Read that carefully. God, or His messenger, does not ask Ya’akov his name because He doesn’t know it. He asks because Ya’akov needs to say it out loud one final time. He needs to claim the old self before it is taken from him. Ya’akov. Heel-grabber. That’s who I’ve been.


And then the new name lands like a hammer: Yisrael, one who strives with God. One who wrestles and does not let go.

One who comes out limping and victorious at the same time.


The man who crossed back over the Jabbok River was not the same man who had camped there the night before. And the text is honest about this: he limps. The wound is real. The change is not metaphorical. Something in Ya’akov genuinely died at the Jabbok, and someone named Yisrael crossed back into the daylight.


Hadas Lowenstern understands this instinctively. She did not say “I’ve grown through this” or “I’ve learned so much.” She said: I am someone new. The old me is gone. This is not denial. This is not bravado. This is the most honest thing a human being can say after they have passed through something that rewrites them from the inside.


The God of Israel is not afraid of rupture.

He is not a God who only works with the polished and intact.

He meets people in the dark, lets the wrestling go all night,

and when the sun comes up,

He gives a new name to whoever refused to let go.


(My comment:

In Revelations chapters 1-3, in His message to the seven ecclesia, one phrase aligns with the above thought. “….. to him who over comes”.

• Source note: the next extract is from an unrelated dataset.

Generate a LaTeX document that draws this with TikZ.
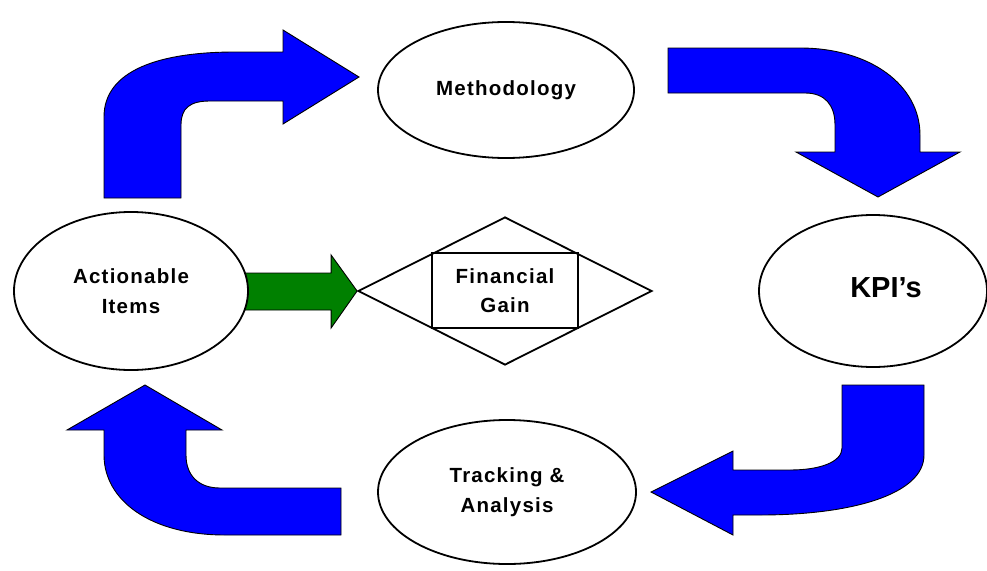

In order to follow Yeshua with all our heart, soul and strength, we are instructed to die! Not physically, but die to the old man, for in Yeshua, we are a new creation and the old gone, and the new has come. This is my hope and prayer, daily. May I be transformed from within into that new creation, from glory to ever increasing glory.

Like Moshe Rabeynu who could only look back and get a glimpse of HaShem’s kevod, so too, do we look back to that which has passed into oblivion, and embrace and rejoice in the new creation that HaShem has always intended us to become. Hallelujah!)